» **AIM**:
Transcribe the lines below verbatim, skipping the images.

» **RAW DATA**:

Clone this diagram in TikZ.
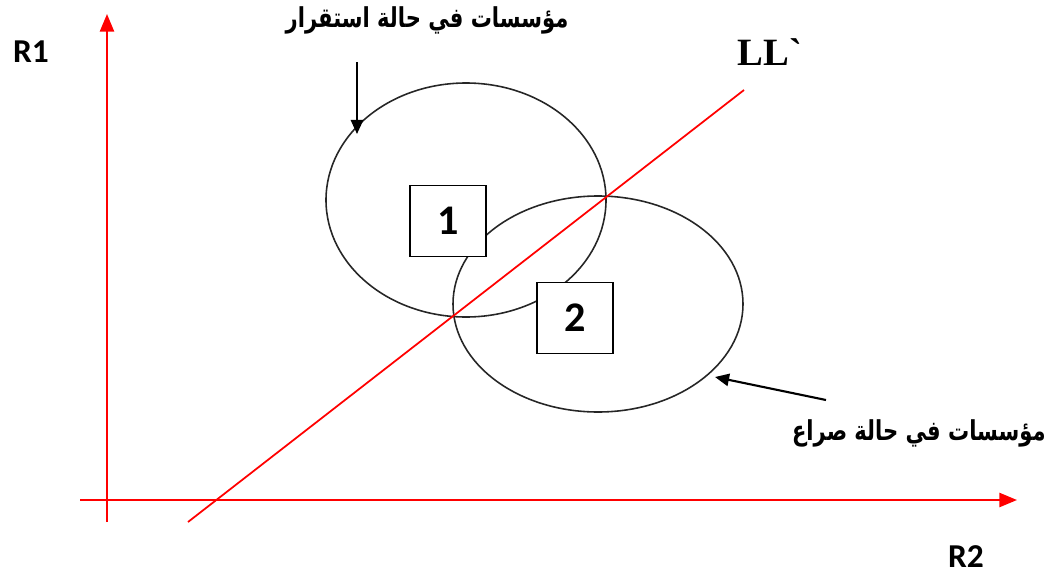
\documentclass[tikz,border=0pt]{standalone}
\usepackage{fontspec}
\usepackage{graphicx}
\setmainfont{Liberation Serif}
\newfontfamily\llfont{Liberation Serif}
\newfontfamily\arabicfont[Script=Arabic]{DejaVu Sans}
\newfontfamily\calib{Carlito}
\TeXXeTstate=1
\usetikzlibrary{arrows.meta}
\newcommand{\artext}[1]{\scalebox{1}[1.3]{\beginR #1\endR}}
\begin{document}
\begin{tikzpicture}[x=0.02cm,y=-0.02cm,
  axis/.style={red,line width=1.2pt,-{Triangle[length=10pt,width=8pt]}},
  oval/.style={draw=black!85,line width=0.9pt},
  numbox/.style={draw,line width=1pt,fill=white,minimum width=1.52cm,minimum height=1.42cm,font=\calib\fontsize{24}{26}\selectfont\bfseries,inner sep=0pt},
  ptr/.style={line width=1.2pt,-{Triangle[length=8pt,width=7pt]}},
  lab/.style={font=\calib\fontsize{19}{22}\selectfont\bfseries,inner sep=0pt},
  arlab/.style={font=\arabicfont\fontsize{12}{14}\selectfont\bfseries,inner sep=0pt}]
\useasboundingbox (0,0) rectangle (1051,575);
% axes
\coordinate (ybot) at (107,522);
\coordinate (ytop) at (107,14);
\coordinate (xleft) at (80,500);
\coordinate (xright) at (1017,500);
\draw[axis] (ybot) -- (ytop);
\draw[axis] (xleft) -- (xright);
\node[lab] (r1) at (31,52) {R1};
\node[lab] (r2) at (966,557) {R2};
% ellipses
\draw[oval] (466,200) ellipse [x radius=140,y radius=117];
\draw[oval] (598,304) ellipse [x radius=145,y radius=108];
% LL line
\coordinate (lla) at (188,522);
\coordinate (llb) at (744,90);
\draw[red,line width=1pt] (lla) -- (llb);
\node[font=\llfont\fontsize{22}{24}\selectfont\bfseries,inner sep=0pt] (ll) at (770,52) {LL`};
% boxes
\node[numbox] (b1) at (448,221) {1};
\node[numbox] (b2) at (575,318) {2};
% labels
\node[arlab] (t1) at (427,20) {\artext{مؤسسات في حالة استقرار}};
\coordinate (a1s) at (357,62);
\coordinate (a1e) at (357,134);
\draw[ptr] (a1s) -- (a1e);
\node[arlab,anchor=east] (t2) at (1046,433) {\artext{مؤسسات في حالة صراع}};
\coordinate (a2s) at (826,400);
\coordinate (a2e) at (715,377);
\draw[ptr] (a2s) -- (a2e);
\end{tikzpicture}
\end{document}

» **WRITTEN REPLY**:
Clone this diagram in TikZ.
\documentclass[tikz,border=0pt]{standalone}
\usepackage{fontspec}
\usepackage{graphicx}
\setmainfont{Liberation Serif}
\newfontfamily\llfont{Liberation Serif}
\newfontfamily\arabicfont[Script=Arabic]{DejaVu Sans}
\newfontfamily\calib{Carlito}
\TeXXeTstate=1
\usetikzlibrary{arrows.meta}
\newcommand{\artext}[1]{\scalebox{1}[1.3]{\beginR #1\endR}}
\begin{document}
\begin{tikzpicture}[x=0.02cm,y=-0.02cm,
  axis/.style={red,line width=1.2pt,-{Triangle[length=10pt,width=8pt]}},
  oval/.style={draw=black!85,line width=0.9pt},
  numbox/.style={draw,line width=1pt,fill=white,minimum width=1.52cm,minimum height=1.42cm,font=\calib\fontsize{24}{26}\selectfont\bfseries,inner sep=0pt},
  ptr/.style={line width=1.2pt,-{Triangle[length=8pt,width=7pt]}},
  lab/.style={font=\calib\fontsize{19}{22}\selectfont\bfseries,inner sep=0pt},
  arlab/.style={font=\arabicfont\fontsize{12}{14}\selectfont\bfseries,inner sep=0pt}]
\useasboundingbox (0,0) rectangle (1051,575);
% axes
\coordinate (ybot) at (107,522);
\coordinate (ytop) at (107,14);
\coordinate (xleft) at (80,500);
\coordinate (xright) at (1017,500);
\draw[axis] (ybot) -- (ytop);
\draw[axis] (xleft) -- (xright);
\node[lab] (r1) at (31,52) {R1};
\node[lab] (r2) at (966,557) {R2};
% ellipses
\draw[oval] (466,200) ellipse [x radius=140,y radius=117];
\draw[oval] (598,304) ellipse [x radius=145,y radius=108];
% LL line
\coordinate (lla) at (188,522);
\coordinate (llb) at (744,90);
\draw[red,line width=1pt] (lla) -- (llb);
\node[font=\llfont\fontsize{22}{24}\selectfont\bfseries,inner sep=0pt] (ll) at (770,52) {LL`};
% boxes
\node[numbox] (b1) at (448,221) {1};
\node[numbox] (b2) at (575,318) {2};
% labels
\node[arlab] (t1) at (427,20) {\artext{مؤسسات في حالة استقرار}};
\coordinate (a1s) at (357,62);
\coordinate (a1e) at (357,134);
\draw[ptr] (a1s) -- (a1e);
\node[arlab,anchor=east] (t2) at (1046,433) {\artext{مؤسسات في حالة صراع}};
\coordinate (a2s) at (826,400);
\coordinate (a2e) at (715,377);
\draw[ptr] (a2s) -- (a2e);
\end{tikzpicture}
\end{document}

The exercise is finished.